You can only apply for an RRO if you can prove that your landlord has neglected to comply with the law including Housing Act 2004 and Housing and Planning Act 2016 this is outlined below:
Your landlord has rented a HMO without a licence, Your landlord has failed to control or manage an unlicensed HMO, Your landlord has failed to comply with enforcement action (Improvement notice, Prohibition notice, Civil penalty notice, Breach of a banning order). You have been evicted illegally or been harassed by your landlord. Your landlord has used violence to secure entry to a property.
How quickly should I apply for an RRO?
Tenants may make an application for an RRO as soon as possible as the total amount they can claim diminishes over time. Your application has to be made inside of 12 months from the date of when the offence was committed by the landlord.
The rent cannot be reclaimed for any period after: the final period of rental payment if the tenant has left. The landlord has sold the house or flat. If the landlord has applied to the council for a licence.
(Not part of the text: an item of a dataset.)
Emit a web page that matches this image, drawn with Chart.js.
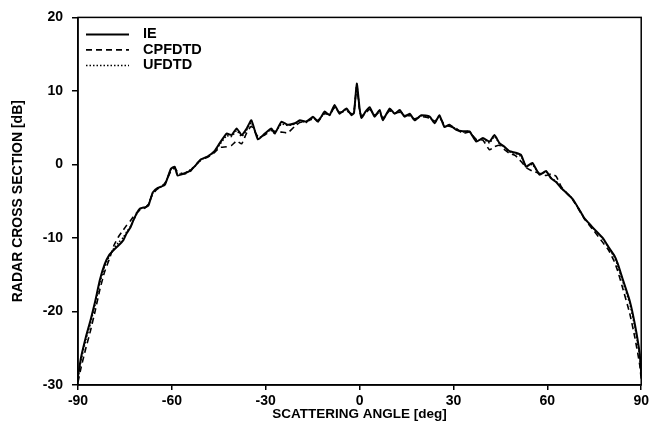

Can one tenant act on behalf of all tenants?
If a single tenant would like to act for all of the tenants in making an application for the RRO the other tenants would need to sign a declaration stating the name of the tenant that they are appointing to act for them. Alternatively the person who acts for the tenant could be a person from the organisations mentioned below or a relative or friend of a tenant. The tenant must be able to trust the person they nominate to act on their behalf.
How much rent can I recover?
A Tenant can apply to recover the rent paid for a duration of up to a max of twelve months You may ask to reclaim the rent for the full twelve months if you lived in the HMO and paid rent to the same landlord throughout this period.
However the period for reclaim of the rent will end earlier if you have moved away, if the landlord has changed, or if the landlord has applied to the local council for a licence.
You maynot claim back any rent paid by universal credit/housing benefit.
The tenant will need to be able to prove that they paid the amount of rent that they are claiming and who they paid it to.
When you apply for the RRO you will need to to prove that you have paid all the rent to the landlord of the period you are claiming for. This will normally show in your bank statements. If you were paying cash then you should provide a rent book. You will also need to provide a copy of your assured shorthold tenancy agreement. If you do not have a copy then you will need to explain what type of agreement you had with the Landlord
What is the hearing like?
The hearing at the FTT is very similar to a court hearing, but it is less formal. The case is heard by two or three members of the panel. The panel chairman will introduce themselves and explain to proceedings. You may ask the chairman questions at any time during the proceedings if you need. The panel members may ask the tenants and the landlord questions throughout the case and take notes.
All tenants who are making the claim will need to be present. It is recommended that two or more tenants are at the hearing, just in case they may need to answer any questions regarding the rent, or any issues that have arisen about the behaviour of the landlord.
The panel will never make their decision at the hearing. A written decision will be emailed or sent in the post. This may take up to 6 weeks.
The landlord or tenants may appeal to the Lands Tribunal against a RRO, including the amount of money to be repaid, but they apply within 28 days. If the appeal to the Lands Tribunal involves a hearing the same tenants who were at the FTT hearing, will need to be there, the procedures are similar to those for the FTT.
How much rent can be repaid?
The FTT must order the maximum amount of rent up to 12 months is repaid when the landlord has been convicted of the offence to which the RRO applies, even if the tenant has applied for a lesser amount.
If the landlord has not been convicted but committed an offence the FTT will determine the amount of rent to be repaid in accordance to the following:
If the tenant has been evicted illegally or been harassed by the landlord the FTT will take this into account the 12 month period before the offence (12 months must end with the date of the offence).
The RRO must related to rent paid by the tenant in respect of a period not exceeding 12 months where the landlord has committed an offence.
The Tribunal has to decide on an amount they consider to be reasonable for the RRO, this decision will be based on the:
How will the money be paid?
The FTT will normally set a date by which the RRO money must be paid to the tenant. The FTT may agree to the landlord paying the money in instalments depending on their financial situation.
Tenants and former tenants can reclaim up to twelve months rent in a RRO where the tenant can prove the landlord has committed an offence or been convicted. Tenants should apply for an RRO as soon as possible after an offence has been committed or RRO for housing benefits/universal credit, as in most cases the amount of rent that can be reclaimed will reduce as time goes on.